It seems inevitable that people would congregate to watch some talented actors, amazing dancers, decent singers, and Taylor Swift seriously commit to the feline demands of a big-screen production of Andrew Lloyd Webber’s long-running theatrical extravaganza Cats. That’s why we ran to see it opening night, at any rate. But it seems that the larger culture is just catching up.
A Page Six item published Wednesday—almost three weeks after the notorious bomb opened, turning movie theaters into litter boxes—claims that “sources close to the project are hanging onto hope that the film could become the next Rocky Horror Picture Show, which bombed in 1975 before becoming a cult classic.” Well, I’m sure these “sources close” are, much like one hopes that they can pull off as yellow the formerly white T-shirt of theirs that their dog pissed on. Lemonade from lemons.
The Post notes a recent Brooklyn screening to which more than 20 fans showed up in cat costumes. I’ve seen people on Twitter talking about sold-out screenings, including a sing-along-themed one in Toronto as recently as this week. The so-called “Rowdy Screening” at the Los Angeles Alamo Drafthouse scheduled for Thursday (that’s tonight) is sold out. (Not to fear: The theater has more of such screenings planned for the next week.) A slow burn appreciation is typical for movies that become beloved for reasons clearly not intended by their creators. (It took Showgirls years to amass its cult, despite its absurdity being immediately obvious, and it took star Elizabeth Berkley decades to come to terms with that.)

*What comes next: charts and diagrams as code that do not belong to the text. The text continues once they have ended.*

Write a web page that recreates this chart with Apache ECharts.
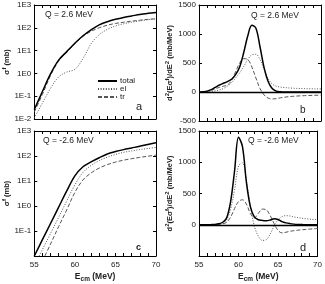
<!DOCTYPE html>
<html><head><meta charset="utf-8">
<script src="https://cdn.jsdelivr.net/npm/echarts@6/dist/echarts.min.js"></script>
<style>html,body{margin:0;padding:0;background:#fff}#c{width:325px;height:284px}</style>
</head><body><div id="c"></div>
<script>
// ---- data ----
const E_int = [55,56,57,58,59,60,61,62,63,64,65,66,67,68,69,70];
const a_total = [0.026,0.16,0.95,3.8,9,21,45,82,135,185,235,285,330,385,430,470];
const a_el    = [0.011,0.05,0.22,0.7,1.15,1.5,4.5,20,50,85,120,150,175,200,225,245];
const a_tr    = [0.02,0.12,0.8,3.5,8.5,20,42,70,100,130,155,175,195,215,235,250];

const c_total_E = [55,56,57,58,59,60,61,62,63,64,65,66,67,68,69,70];
const c_total = [0.01,0.045,0.2,0.9,4,16,37,58,85,120,150,180,210,245,290,340];
const c_el_E = [55.6,56,57,58,59,60,61,62,63,64,65,66,67,68,69,70];
const c_el   = [0.01,0.018,0.08,0.35,1.6,7,22,42,65,90,115,140,160,180,200,220];
const c_tr_E = [56.3,57,58,59,60,61,62,63,64,65,66,67,68,69,70];
const c_tr   = [0.01,0.03,0.15,0.7,3.5,11,21,33,45,57,68,78,88,98,108];

const E_half = [55,55.5,56,56.5,57,57.5,58,58.5,59,59.5,60,60.5,61,61.5,62,62.5,63,63.5,64,64.5,65,65.5,66,66.5,67,67.5,68,68.5,69,69.5,70];
const b_total = [0,5,15,40,80,120,150,180,220,300,430,680,970,1150,1100,780,420,180,60,15,3,0,0,0,0,0,0,0,0,0,0];
const b_el    = [0,2,5,12,20,35,60,100,160,240,330,440,560,640,650,560,390,230,140,100,85,78,70,66,62,60,58,56,55,53,52];
const b_tr    = [0,4,10,30,55,80,100,120,200,350,500,575,560,430,240,60,-50,-105,-120,-115,-100,-90,-80,-75,-70,-66,-63,-60,-58,-56,-55];

const d_total = [0,0,0,2,5,15,40,110,370,860,1400,1250,680,290,125,80,70,65,75,95,85,50,30,18,10,5,3,1,0,0,0];
const d_el    = [0,0,0,1,3,10,30,80,250,560,940,990,700,300,-20,-180,-250,-240,-150,-20,80,130,145,140,125,115,105,97,90,85,80];
const d_tr    = [0,0,0,1,2,8,15,40,120,260,370,400,330,180,110,180,250,240,150,20,-90,-130,-120,-105,-95,-87,-80,-75,-70,-65,-60];

const xTicks = [55,60,65,70];
const logLabels = ['1E-2','1E-1','1E0','1E1','1E2','1E3'];
const linTicks = [-500,0,500,1000,1500];
const names = ['total','el','tr'];
// ---- chart ----
const pair = (xs, ys) => xs.map((x,i)=>[x, ys[i]]);
const FONT = 'Liberation Sans, Arial, sans-serif';
const grids = [
  {left:32, top:5, width:124, height:114},
  {left:199, top:5, width:122, height:116},
  {left:32, top:131, width:124, height:128},
  {left:199, top:131, width:119, height:128}
];
const xAxes = [], yAxes = [];
const tickStyle = {show:true, inside:true, length:3, lineStyle:{color:'#000', width:1}};
for (let g=0; g<4; g++){
  const bottomRow = g>=2;
  xAxes.push({type:'value', gridIndex:g, min:55, max:70, interval:1, position:'bottom',
    axisLine:{show:true, onZero:false, lineStyle:{color:'#000', width:1}},
    axisTick:tickStyle, splitLine:{show:false},
    axisLabel:{show:bottomRow, fontSize:8, color:'#222', fontFamily:FONT, margin:5,
      formatter: v => xTicks.includes(v) ? String(v) : ''},
    name: bottomRow ? '{a|E}{s|cm}{a| (MeV)}' : '', nameLocation:'middle', nameGap:15,
    nameTextStyle:{rich:{a:{fontSize:8.5, fontWeight:'bold', fontFamily:FONT, color:'#222'},
                         s:{fontSize:6.5, fontWeight:'bold', fontFamily:FONT, color:'#222', padding:[5,0,0,0]}}}
  });
  xAxes.push({type:'value', gridIndex:g, min:55, max:70, interval:1, position:'top',
    axisLine:{show:true, onZero:false, lineStyle:{color:'#000', width:1}},
    axisTick:tickStyle, axisLabel:{show:false}, splitLine:{show:false}});
  const isLog = (g===0 || g===2);
  const yBase = isLog ? {type:'log', logBase:10, min:0.01, max:1000} : {type:'value', min:-500, max:1500, interval:500};
  const hideBottom = (g===2 || g===3);
  yAxes.push(Object.assign({}, yBase, {gridIndex:g, position:'left',
    axisLine:{show:true, onZero:false, lineStyle:{color:'#000', width:1}},
    axisTick:tickStyle, splitLine:{show:false},
    axisLabel:{fontSize:8, color:'#222', fontFamily:FONT, margin:3,
      formatter: v => {
        if (isLog){ const k = Math.round(Math.log10(v)); if (hideBottom && k===-2) return ''; return logLabels[k+2]; }
        if (hideBottom && v===-500) return ''; return linTicks.includes(v) ? String(v) : '';
      }},
    name: isLog ? '{a|σ}{s|f}{a| (mb)}' : '{a|d}{s|2}{a|(Eσ}{s|f}{a|)/dE}{s|2}{a| (mb/MeV)}',
    nameLocation:'middle', nameRotate:90, nameGap: isLog ? 19 : 22,
    nameTextStyle:{rich:{a:{fontSize:7.5, fontWeight:'bold', fontFamily:FONT, color:'#222'},
                         s:{fontSize:6, fontWeight:'bold', fontFamily:FONT, color:'#222', padding:[0,0,5,0]}}}
  }));
  yAxes.push(Object.assign({}, yBase, {gridIndex:g, position:'right',
    axisLine:{show:true, onZero:false, lineStyle:{color:'#000', width:1}},
    axisTick:tickStyle, axisLabel:{show:false}, splitLine:{show:false}}));
}
const styles = {
  total:{color:'#000', width:1.5, type:'solid'},
  el:{color:'#555', width:1, type:[1,1.6]},
  tr:{color:'#555', width:1, type:[4,2]}
};
const series = [];
function add(g, name, data){
  series.push({type:'line', name, xAxisIndex:2*g, yAxisIndex:2*g, data, showSymbol:false, symbol:'none',
    smooth:0.35, lineStyle:styles[name], itemStyle:{color:styles[name].color}, animation:false, z: name==='total'?3:2});
}
add(0,'total',pair(E_int,a_total)); add(0,'el',pair(E_int,a_el)); add(0,'tr',pair(E_int,a_tr));
add(1,'total',pair(E_half,b_total)); add(1,'el',pair(E_half,b_el)); add(1,'tr',pair(E_half,b_tr));
add(2,'total',pair(c_total_E,c_total)); add(2,'el',pair(c_el_E,c_el)); add(2,'tr',pair(c_tr_E,c_tr));
add(3,'total',pair(E_half,d_total)); add(3,'el',pair(E_half,d_el)); add(3,'tr',pair(E_half,d_tr));
// zero lines
[1,3].forEach(g=>{
  series.push({type:'line', name:'zero'+g, xAxisIndex:2*g, yAxisIndex:2*g, data:[], silent:true,
    markLine:{silent:true, symbol:['none','none'], label:{show:false}, animation:false,
      lineStyle:{color:'#000', width:1.3, type:'solid'}, data:[{yAxis:0}]}});
});
const txt = (x,y,s,size,bold)=>({type:'text', left:x, top:y, silent:true,
  style:{text:s, fontSize:size, fontFamily:FONT, fill:'#222', fontWeight: bold?'bold':'normal'}});
const chart = echarts.init(document.getElementById('c'), null, {renderer:'canvas'});
chart.setOption({
  animation:false,
  tooltip:{show:false},
  grid:grids.map(g=>Object.assign({containLabel:false, show:false}, g)),
  xAxis:xAxes, yAxis:yAxes, series,
  legend:{show:true, data:names, left:97, top:77, orient:'vertical', itemWidth:19, itemHeight:6, itemGap:0,
    padding:0, selectedMode:false, itemStyle:{opacity:0, borderWidth:0},
    textStyle:{fontSize:8, fontFamily:FONT, color:'#222', padding:[0,0,0,-2]}},
  graphic:[
    txt(45,10,'Q = 2.6 MeV',8.5), txt(251,11,'Q = 2.6 MeV',8.5),
    txt(43,136,'Q = -2.6 MeV',8.5), txt(248,136,'Q = -2.6 MeV',8.5),
    txt(136,101,'a',11), txt(300,105,'b',10), txt(136,243,'c',9,true), txt(300,242,'d',11)
  ]
});
</script></body></html>
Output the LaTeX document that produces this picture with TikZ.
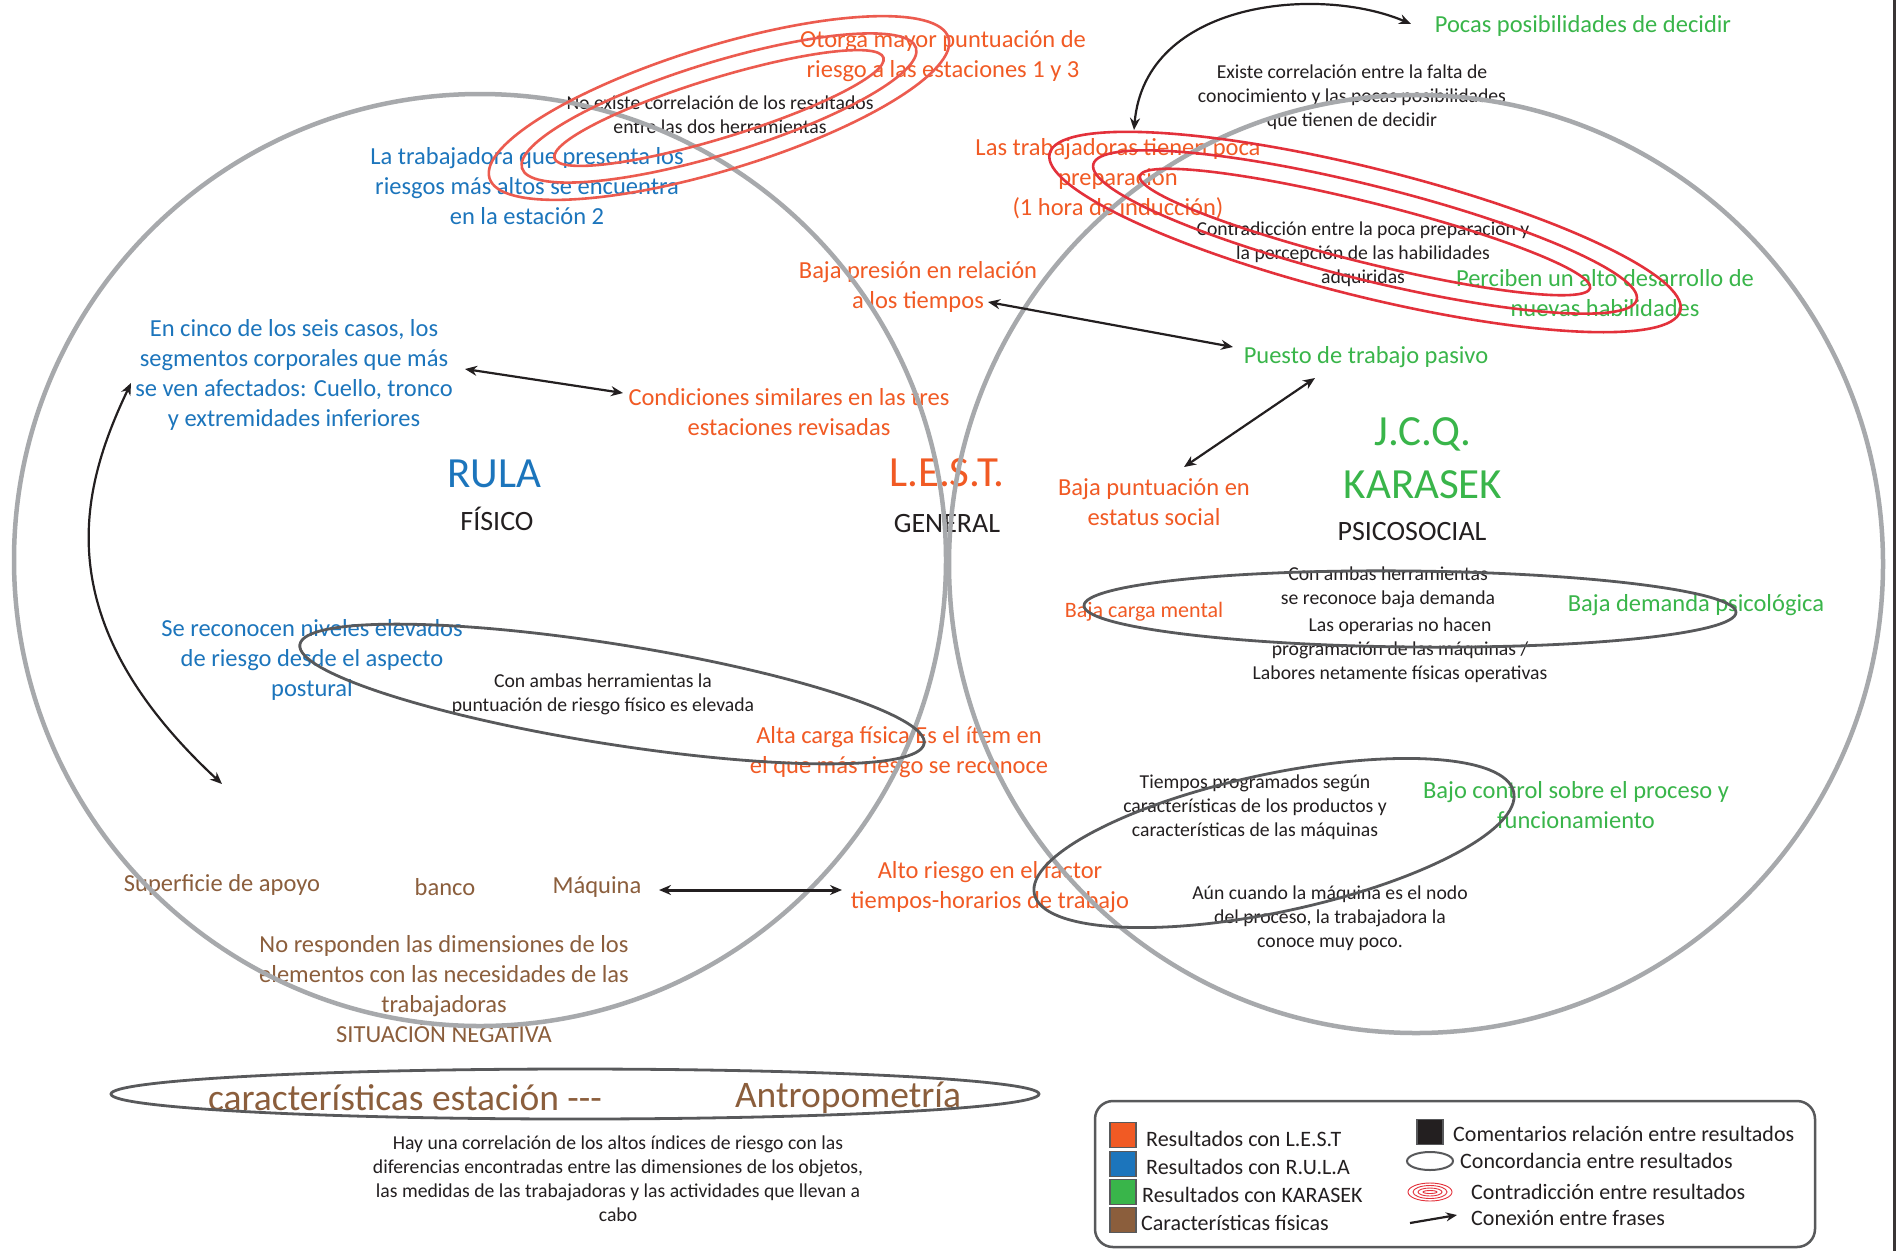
\documentclass[tikz,border=0pt]{standalone}
\usepackage{fontspec}
\setmainfont{Carlito}
\usetikzlibrary{arrows.meta,calc}

\definecolor{lestc}{HTML}{F15A24}
\definecolor{rulac}{HTML}{1C75BC}
\definecolor{karc}{HTML}{39B54A}
\definecolor{fisc}{HTML}{8B5E3C}
\definecolor{comc}{HTML}{231F20}
\definecolor{venn}{HTML}{A7A9AC}
\definecolor{concc}{HTML}{58595B}
\definecolor{contraL}{HTML}{EC5B4F}
\definecolor{contraR}{HTML}{E3313B}

\tikzset{
  lbl/.style={inner sep=0pt, align=center, font=\fontsize{24.5}{30}\selectfont},
  lest/.style={lbl, text=lestc},
  rula/.style={lbl, text=rulac},
  kar/.style={lbl, text=karc},
  fis/.style={lbl, text=fisc},
  com/.style={inner sep=0pt, align=center, text=comc, font=\fontsize{19.7}{24}\selectfont},
  title/.style={inner sep=0pt, align=center, font=\fontsize{43}{53}\selectfont},
  sub/.style={inner sep=0pt, text=comc, font=\fontsize{28}{34}\selectfont},
  big/.style={inner sep=0pt, text=fisc, font=\fontsize{37.5}{45}\selectfont},
  leg/.style={inner sep=0pt, anchor=west, text=comc, font=\fontsize{22}{26}\selectfont},
  sq/.style={draw=concc, line width=1.5pt, minimum width=26pt, minimum height=25pt, inner sep=0pt},
  vennc/.style={draw=venn, line width=4.5pt},
  conc/.style={draw=concc, line width=2.8pt},
  contraLs/.style={draw=contraL, line width=2.6pt},
  contraRs/.style={draw=contraR, line width=2.6pt},
  link/.style={draw=comc, line width=2.2pt, {Stealth[length=12pt,width=10pt]}-{Stealth[length=12pt,width=10pt]}},
}

\begin{document}
\begin{tikzpicture}[x=1pt,y=-1pt]
\useasboundingbox (0,0) rectangle (1897,1251);
\fill[white] (0,0) rectangle (1897,1251);

% ---- RULA side (physical) ----
\node[rula] (trab2) at (527,186) {La trabajadora que presenta los\\riesgos más altos se encuentra\\en la estación 2};
\node[rula] (cinco) at (294,375) {En cinco de los seis casos, los\\segmentos corporales que más\\se ven afectados: Cuello, tronco\\y extremidades inferiores};
\node[title, text=rulac] (rula) at (494,474) {RULA};
\node[sub] (fisico) at (497,519) {FÍSICO};
\node[rula] (postural) at (312,660) {Se reconocen niveles elevados\\de riesgo desde el aspecto\\postural};
\node[com] (ambas1) at (603,694) {Con ambas herramientas la\\puntuación de riesgo físico es elevada};

% ---- L.E.S.T. (general) ----
\node[lest] (otorga) at (943,56) {Otorga mayor puntuación de\\riesgo a las estaciones 1 y 3};
\node[com] (noexiste) at (720,115) {No existe correlación de los resultados\\entre las dos herramientas};
\node[lest] (poca) at (1118,179) {Las trabajadoras tienen poca\\preparación\\(1 hora de inducción)};
\node[lest] (presion) at (918,287) {Baja presión en relación\\a los tiempos};
\node[lest] (condic) at (789,412) {Condiciones similares en las tres\\estaciones revisadas};
\node[title, text=lestc] (lest) at (947,473) {L.E.S.T.};
\node[sub] (general) at (947,523) {GENERAL};
\node[lest] (estatus) at (1154,502) {Baja puntuación en\\estatus social};
\node[lest, font=\fontsize{22}{26}\selectfont] (carga) at (1144,612) {Baja carga mental};
\node[lest] (alta) at (899,752) {Alta carga física Es el ítem en\\el que más riesgo se reconoce};
\node[lest] (altoriesgo) at (990,887) {Alto riesgo en el factor\\tiempos-horarios de trabajo};

% ---- KARASEK (psychosocial) ----
\node[kar] (pocas) at (1583,26) {Pocas posibilidades de decidir};
\node[com] (existe) at (1352,97) {Existe correlación entre la falta de\\conocimiento y las pocas posibilidades\\que tienen de decidir};
\node[com] (contra) at (1363,254) {Contradicción entre la poca preparación y\\la percepción de las habilidades\\adquiridas};
\node[kar] (perciben) at (1605,293) {Perciben un alto desarrollo de\\nuevas habilidades};
\node[kar] (puesto) at (1366,357) {Puesto de trabajo pasivo};
\node[title, text=karc] (karasek) at (1423,458) {J.C.Q.\\KARASEK};
\node[sub] (psico) at (1412,531) {PSICOSOCIAL};
\node[com] (ambas2) at (1388,587) {Con ambas herramientas\\se reconoce baja demanda};
\node[kar] (demanda) at (1696,605) {Baja demanda psicológica};
\node[com] (operarias) at (1400,650) {Las operarias no hacen\\programación de las máquinas /\\Labores netamente físicas operativas};
\node[com] (tiempos) at (1255,807) {Tiempos programados según\\características de los productos y\\características de las máquinas};
\node[kar] (control) at (1576,805) {Bajo control sobre el proceso y\\funcionamiento};
\node[com] (aun) at (1330,918) {Aún cuando la máquina es el nodo\\del proceso, la trabajadora la\\conoce muy poco.};

% ---- physical characteristics ----
\node[fis] (superf) at (222,885) {Superficie de apoyo};
\node[fis] (banco) at (445,887) {banco};
\node[fis] (maquina) at (597,887) {Máquina};
\node[fis] (norespond) at (444,989) {No responden las dimensiones de los\\elementos con las necesidades de las\\trabajadoras\\SITUACIÓN NEGATIVA};
\node[big] (caract) at (405,1098) {características estación -{}-{}-};
\node[big] (antrop) at (848,1098) {Antropometría};
\node[com] (hay) at (618,1179) {Hay una correlación de los altos índices de riesgo con las\\diferencias encontradas entre las dimensiones de los objetos,\\las medidas de las trabajadoras y las actividades que llevan a\\cabo};

% ---- the two tool circles ----
\draw[vennc] (480,560) circle [radius=466];
\draw[vennc] (1416,564) ellipse [x radius=467, y radius=469];

% ---- agreement ellipses ----
\draw[conc, rotate around={-9:(612,694)}] (612,694) ellipse [x radius=316, y radius=50];
\draw[conc, rotate around={-0.6:(1410,609)}] (1410,609) ellipse [x radius=326, y radius=38];
\draw[conc, rotate around={12:(1274,843)}] (1274,843) ellipse [x radius=245, y radius=69];
\draw[conc] (575,1094) ellipse [x radius=464, y radius=25];

% ---- contradiction rings ----
\foreach \a/\b in {172/30, 206/46, 240/62}
  \draw[contraLs, rotate around={17:(719,108)}] (719,108) ellipse [x radius=\a, y radius=\b];
\foreach \a/\b in {232/30, 280/47, 325/64}
  \draw[contraRs, rotate around={-14:(1365,232)}] (1365,232) ellipse [x radius=\a, y radius=\b];

% ---- connections between phrases ----
\coordinate (a5end) at (222,784);
\draw[link] ($(poca)+(16,-49)$) .. controls (1145,0) and (1320,-15) .. ($(pocas)+(-172,-2)$);
\draw[link] ($(presion)+(70,15)$) -- ($(puesto)+(-133,-10)$);
\draw[link] ($(puesto)+(-51,21)$) -- ($(estatus)+(30,-35)$);
\draw[link] ($(cinco)+(171,-6)$) -- ($(condic)+(-166,-19)$);
\draw[link] ($(cinco)+(-163,8)$) .. controls (80,490) and (45,620) .. (a5end);
\draw[link, line width=3pt] ($(maquina)+(62,3)$) -- ($(altoriesgo)+(-148,3)$);

% ---- legend ----
\draw[draw=concc, line width=2.5pt, rounded corners=18pt] (1095,1101) rectangle (1815,1247);
\node[sq, fill=lestc] (sqlest) at (1123,1135) {};
\node[sq, fill=rulac] (sqrula) at (1123,1164) {};
\node[sq, fill=karc] (sqkar) at (1123,1192) {};
\node[sq, fill=fisc] (sqfis) at (1123,1220) {};
\node[sq, fill=comc] (sqcom) at (1430,1132) {};
\node[leg] (tlest) at (1146,1139) {Resultados con L.E.S.T};
\node[leg] (trula) at (1146,1167) {Resultados con R.U.L.A};
\node[leg] (tkar) at (1142,1195) {Resultados con KARASEK};
\node[leg] (tfis) at (1141,1223) {Características físicas};
\node[leg] (tcom) at (1453,1134) {Comentarios relación entre resultados};
\draw[conc, line width=2pt] (1430,1161) ellipse [x radius=23, y radius=9];
\node[leg] (tconc) at (1460,1161) {Concordancia entre resultados};
\foreach \a/\b in {22/9, 17/6.5, 12/4, 7/1.5}
  \draw[draw=contraR, line width=0.9pt] (1430,1192) ellipse [x radius=\a, y radius=\b];
\node[leg] (tcontra) at (1471,1192) {Contradicción entre resultados};
\coordinate (legarr) at (1410,1223);
\node[leg] (tlink) at (1471,1218) {Conexión entre frases};
\draw[draw=comc, line width=2.2pt, -{Stealth[length=11pt,width=9pt]}] (legarr) -- ($(tlink.west)+(-14,-3)$);

% ---- right border ----
\draw[draw=comc!90, line width=3pt] (1894,0) -- (1894,1251);
\end{tikzpicture}
\end{document}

However, I’m not sure that Cats is a shoe-in for the kind of grassroots reappraisal that some notorious flops are bestowed. Firstly, it’s too boring too often (especially in its crucial first half, when audiences need to be hooked in). The music doesn’t bang like it should because of terrible sound mixing. It’s ugly and it’s hard to parse exactly what’s being said as the cat people go on and on about what they and their peers do all day and, more broadly, with their lives (spoiler: some cat shit). In its favor, though, is the fact that the distinguished likes of Dame Judi Dench and Sir Ian Murray McKellen show the fuck up and give everything they have with no seeming recognition of how ridiculous the entire affair is. Also, the song “Mr. Mistoffelees” bangs. And, you know, it’s Cats, so lol.